Galicia ¡oh, Galicia!
Galicia y yo mantenemos una sólida relación de amor-odio.
La detesto por enamorarme con sus hermosas playas y no poder apreciarlas por sus gélidas aguas traicioneras, por necesitar el coche para ir a todos lados haciéndome recordar mi vida en Badalona-Barcelona y el poder tener todo a mano. La odio por estar tan lejos del lugar donde mis pocos seres queridos mantienen su residencia. Aborrezco este lugar por sus pequeña concentración de población porque la intimidad es nula. Y la desprecio con toda mi alma cada vez que me hace echar en falta la playa de San Adriá a la que iba todos los días del año, con sus cálidas aguas y su blanca arena, y, por supuesto, su maravilloso clima.
La amo por su increíble historia. La adoro por las historias que me cuentan mis abuelos o los señores con los que entablo conversación mientras espero el autobús para ir a la metrópolis, por no caber en mí cada vez que veo tanta vida animal, por poder tener caballos, perros, gatos, cabritillos, etc. y poder quererlos. Quiero a Gallaecia por su resurgimiento ante todos los desplantes de Hispania. Idolatro su cultura celta.
No quepo en mi de alegría cada vez que me da por explorar y comienzo a pensar en todas las historias que podría haber sobre ese lugar.

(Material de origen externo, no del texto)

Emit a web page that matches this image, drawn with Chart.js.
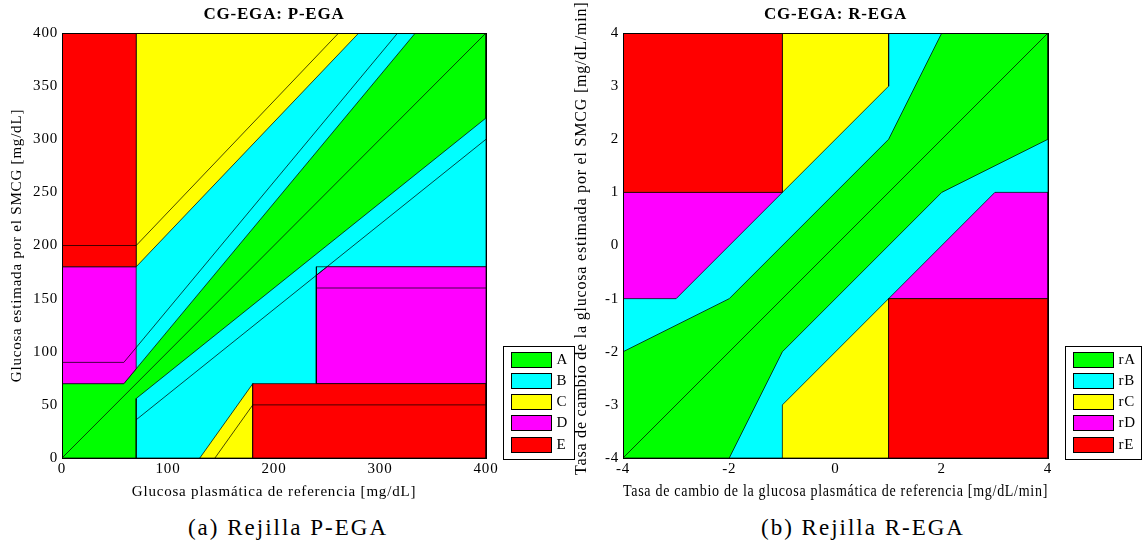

La Muralla de Lugo, la playa de As Catedrais, as rías galegas... fueron amor a primera vista.
Me encanta que Rosalía de Castro exhalase su primer aliento y expirase su vida en este lugar mágico y que nos haya dejado tan precioso legado con Cantares Galegos y Follas Novas.
Y aunque odie este lugar cuando llueve sin parar y prefiera ver la luvía muchísimas veces desde algún lugar de mi amada Londres, la incomunicación o sus gélidas aguas, nunca olvidaré el gozo que siento cuando aparece un arco-iris tras los primeros rayos de Sol después de una tormenta, las historias y los maravillosos monumentos que tengo en mi segunda casa.